Background information
- Born: Terry Peter Chambers 18 July 1955 (age 71) Swindon, Wiltshire, England
- Occupation: Drummer
- Instruments: Drums; percussion;
- Years active: 1972–1985; 2017–present;
- Label: Virgin
- Formerly of: XTC; Dragon; TC&I;
- Website: EXTC – XTC's Terry Chambers and Friends

= Terry Chambers =

English drummer

Terry Peter Chambers (born 18 July 1955) is an English drummer who was a member of the band XTC from 1972 to 1982 and the Australian–New Zealand group Dragon between 1983 and 1985. He appears on all of XTC's albums between White Music (1978) and Mummer (1983).

==Early life==
Chambers was born in Swindon, Wiltshire. He originally wanted to learn to play the piano, but his parents could not afford to buy one. So instead he saved money from his Saturday job, stacking shelves at the local grocers, and at the age of 14 bought his first drum kit.

== Career ==
Chambers played on XTC's 3D - EP, White Music, Go 2, Drums and Wires, Black Sea, English Settlement, and live recordings, until his departure from the band during the 1982 sessions for Mummer. On Mummer he played on "Beating of Hearts", "Wonderland" and the B-side "Toys". Chambers's reasons for leaving the band included the band's decision to stop touring and performing live, as well his own plans with his Australian girlfriend, with whom he subsequently emigrated to New South Wales.

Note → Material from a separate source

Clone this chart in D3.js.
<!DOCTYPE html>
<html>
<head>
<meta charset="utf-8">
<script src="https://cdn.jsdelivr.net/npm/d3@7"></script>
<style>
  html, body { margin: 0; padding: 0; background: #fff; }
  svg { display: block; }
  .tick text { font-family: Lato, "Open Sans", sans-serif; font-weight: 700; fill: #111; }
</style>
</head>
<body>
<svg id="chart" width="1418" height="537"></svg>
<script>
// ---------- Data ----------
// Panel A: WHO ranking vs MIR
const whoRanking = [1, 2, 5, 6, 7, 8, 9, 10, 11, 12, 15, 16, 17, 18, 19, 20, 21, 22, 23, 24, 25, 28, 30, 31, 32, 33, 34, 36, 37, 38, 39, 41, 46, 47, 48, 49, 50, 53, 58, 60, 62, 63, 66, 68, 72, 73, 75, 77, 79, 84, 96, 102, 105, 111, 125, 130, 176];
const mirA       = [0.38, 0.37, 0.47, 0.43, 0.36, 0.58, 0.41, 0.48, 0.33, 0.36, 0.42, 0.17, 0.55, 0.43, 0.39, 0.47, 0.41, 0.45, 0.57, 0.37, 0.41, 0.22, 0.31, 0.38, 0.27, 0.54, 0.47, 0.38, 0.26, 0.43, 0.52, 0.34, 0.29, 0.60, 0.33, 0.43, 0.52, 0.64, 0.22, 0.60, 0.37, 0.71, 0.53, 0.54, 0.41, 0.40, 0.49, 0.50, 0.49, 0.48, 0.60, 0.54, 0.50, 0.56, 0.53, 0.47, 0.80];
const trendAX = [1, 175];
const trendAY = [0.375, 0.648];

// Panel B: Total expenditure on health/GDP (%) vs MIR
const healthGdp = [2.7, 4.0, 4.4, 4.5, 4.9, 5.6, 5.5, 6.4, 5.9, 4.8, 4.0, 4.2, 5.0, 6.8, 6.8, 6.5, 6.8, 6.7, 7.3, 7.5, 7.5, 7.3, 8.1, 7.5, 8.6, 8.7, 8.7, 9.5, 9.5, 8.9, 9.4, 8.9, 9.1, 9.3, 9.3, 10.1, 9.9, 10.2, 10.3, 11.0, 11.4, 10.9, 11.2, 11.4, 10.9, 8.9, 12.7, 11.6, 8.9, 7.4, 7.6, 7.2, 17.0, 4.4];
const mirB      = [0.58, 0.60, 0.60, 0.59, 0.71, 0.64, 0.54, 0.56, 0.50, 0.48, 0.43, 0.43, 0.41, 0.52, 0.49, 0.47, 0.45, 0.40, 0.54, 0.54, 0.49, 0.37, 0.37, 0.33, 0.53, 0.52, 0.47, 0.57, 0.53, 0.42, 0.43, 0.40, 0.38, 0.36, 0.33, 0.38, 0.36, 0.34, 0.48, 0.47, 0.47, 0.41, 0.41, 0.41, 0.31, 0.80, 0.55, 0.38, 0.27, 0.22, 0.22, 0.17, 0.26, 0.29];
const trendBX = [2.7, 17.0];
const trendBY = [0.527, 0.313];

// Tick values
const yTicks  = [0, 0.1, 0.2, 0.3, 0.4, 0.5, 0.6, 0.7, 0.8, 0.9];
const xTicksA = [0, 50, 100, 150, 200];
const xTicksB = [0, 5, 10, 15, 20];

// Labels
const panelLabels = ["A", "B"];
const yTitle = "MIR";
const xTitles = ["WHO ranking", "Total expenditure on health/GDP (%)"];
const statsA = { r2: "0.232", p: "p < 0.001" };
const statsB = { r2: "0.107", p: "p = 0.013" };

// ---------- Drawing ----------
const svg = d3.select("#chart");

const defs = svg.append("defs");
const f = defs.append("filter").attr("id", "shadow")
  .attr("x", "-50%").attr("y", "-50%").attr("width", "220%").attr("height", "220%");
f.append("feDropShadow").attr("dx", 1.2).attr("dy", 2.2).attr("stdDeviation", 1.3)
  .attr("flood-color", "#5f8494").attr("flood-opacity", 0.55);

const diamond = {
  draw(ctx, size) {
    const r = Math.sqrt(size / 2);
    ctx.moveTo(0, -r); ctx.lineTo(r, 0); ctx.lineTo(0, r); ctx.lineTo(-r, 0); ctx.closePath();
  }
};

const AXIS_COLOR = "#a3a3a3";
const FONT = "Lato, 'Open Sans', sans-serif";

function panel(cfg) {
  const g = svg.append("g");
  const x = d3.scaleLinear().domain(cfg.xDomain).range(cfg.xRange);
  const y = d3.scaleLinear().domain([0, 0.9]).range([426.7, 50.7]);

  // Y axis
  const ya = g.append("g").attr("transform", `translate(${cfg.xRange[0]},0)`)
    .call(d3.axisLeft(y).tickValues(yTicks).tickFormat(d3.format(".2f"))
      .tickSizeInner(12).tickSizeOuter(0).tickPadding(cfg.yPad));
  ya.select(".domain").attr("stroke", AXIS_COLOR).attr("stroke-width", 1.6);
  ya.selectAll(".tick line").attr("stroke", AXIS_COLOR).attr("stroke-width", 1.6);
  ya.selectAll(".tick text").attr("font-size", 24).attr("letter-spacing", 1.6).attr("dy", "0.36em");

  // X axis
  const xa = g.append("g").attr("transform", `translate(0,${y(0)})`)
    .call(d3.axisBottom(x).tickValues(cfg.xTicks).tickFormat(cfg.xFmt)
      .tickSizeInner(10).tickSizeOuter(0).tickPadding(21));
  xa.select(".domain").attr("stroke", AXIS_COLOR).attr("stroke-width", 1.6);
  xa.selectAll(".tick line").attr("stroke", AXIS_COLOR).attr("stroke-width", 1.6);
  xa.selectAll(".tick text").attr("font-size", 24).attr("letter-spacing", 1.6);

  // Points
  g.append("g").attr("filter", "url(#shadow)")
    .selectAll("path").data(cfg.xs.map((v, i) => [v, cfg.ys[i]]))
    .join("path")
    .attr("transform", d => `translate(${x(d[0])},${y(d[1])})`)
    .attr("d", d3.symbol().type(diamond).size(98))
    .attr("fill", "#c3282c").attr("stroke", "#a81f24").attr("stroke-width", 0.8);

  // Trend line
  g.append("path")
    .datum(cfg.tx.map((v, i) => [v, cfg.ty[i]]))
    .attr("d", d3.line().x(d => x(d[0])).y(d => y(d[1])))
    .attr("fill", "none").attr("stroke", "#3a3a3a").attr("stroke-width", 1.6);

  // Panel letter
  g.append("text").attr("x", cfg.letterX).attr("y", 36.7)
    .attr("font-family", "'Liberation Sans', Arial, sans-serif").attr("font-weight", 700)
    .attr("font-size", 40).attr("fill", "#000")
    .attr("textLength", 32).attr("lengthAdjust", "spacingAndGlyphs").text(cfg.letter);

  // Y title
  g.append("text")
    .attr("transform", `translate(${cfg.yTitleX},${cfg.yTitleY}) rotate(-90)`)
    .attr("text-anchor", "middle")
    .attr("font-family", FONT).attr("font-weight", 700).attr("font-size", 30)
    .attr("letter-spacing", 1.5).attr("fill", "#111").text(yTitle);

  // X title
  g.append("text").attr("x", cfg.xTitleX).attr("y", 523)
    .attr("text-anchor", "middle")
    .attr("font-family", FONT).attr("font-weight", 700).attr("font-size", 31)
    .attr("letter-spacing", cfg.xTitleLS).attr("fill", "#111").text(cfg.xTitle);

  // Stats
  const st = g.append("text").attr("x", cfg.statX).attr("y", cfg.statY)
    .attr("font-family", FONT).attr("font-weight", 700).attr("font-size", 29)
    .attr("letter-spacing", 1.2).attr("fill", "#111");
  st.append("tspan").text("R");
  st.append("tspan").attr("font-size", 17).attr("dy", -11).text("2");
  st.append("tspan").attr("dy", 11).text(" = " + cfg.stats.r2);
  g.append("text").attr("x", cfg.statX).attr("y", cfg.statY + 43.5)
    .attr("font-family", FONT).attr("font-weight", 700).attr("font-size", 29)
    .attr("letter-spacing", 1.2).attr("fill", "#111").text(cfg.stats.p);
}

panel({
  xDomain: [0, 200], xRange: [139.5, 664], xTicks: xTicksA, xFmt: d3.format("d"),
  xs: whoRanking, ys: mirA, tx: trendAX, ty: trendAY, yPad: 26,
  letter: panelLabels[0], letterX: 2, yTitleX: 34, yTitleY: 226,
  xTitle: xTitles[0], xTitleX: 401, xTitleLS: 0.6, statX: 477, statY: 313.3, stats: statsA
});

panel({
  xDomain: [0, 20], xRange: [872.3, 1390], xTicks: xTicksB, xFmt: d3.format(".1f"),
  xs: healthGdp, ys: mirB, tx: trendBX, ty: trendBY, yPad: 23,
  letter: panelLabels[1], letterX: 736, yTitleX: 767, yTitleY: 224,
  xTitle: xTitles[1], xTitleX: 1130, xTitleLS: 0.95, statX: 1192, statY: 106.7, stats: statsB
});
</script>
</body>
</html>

He became involved in session drumming while living in Australia as well as recording and touring with Dragon between late 1983 and mid 1985. He was featured on the studio album Body and the Beat (1984) and the live album and home video Live One (1985). He is also featured in the promotional video clips for the songs "Wilderworld", "Cry", "Magic" and "Rain".

Chambers returned to the UK in 2016 after meeting his old girlfriend Lynn Farrar. He recorded an EP with fellow ex-XTC member Colin Moulding, called Great Aspirations by TC&I, which was released in October 2017. Chambers formed EXTC with former TC&I bandmate (and Circu5 founder) Steve Tilling, performing classic XTC songs from the late 1970s and early 1980s.

EXTC - XTC's Terry Chambers and Friends are currently touring, alongside Terry, EXTC features frontman Steve Hampton (lead vocal & guitar - Joe Jackson & The Vapors) and Terry Lines (bass & vocals - The Rams and Dead Crow Road).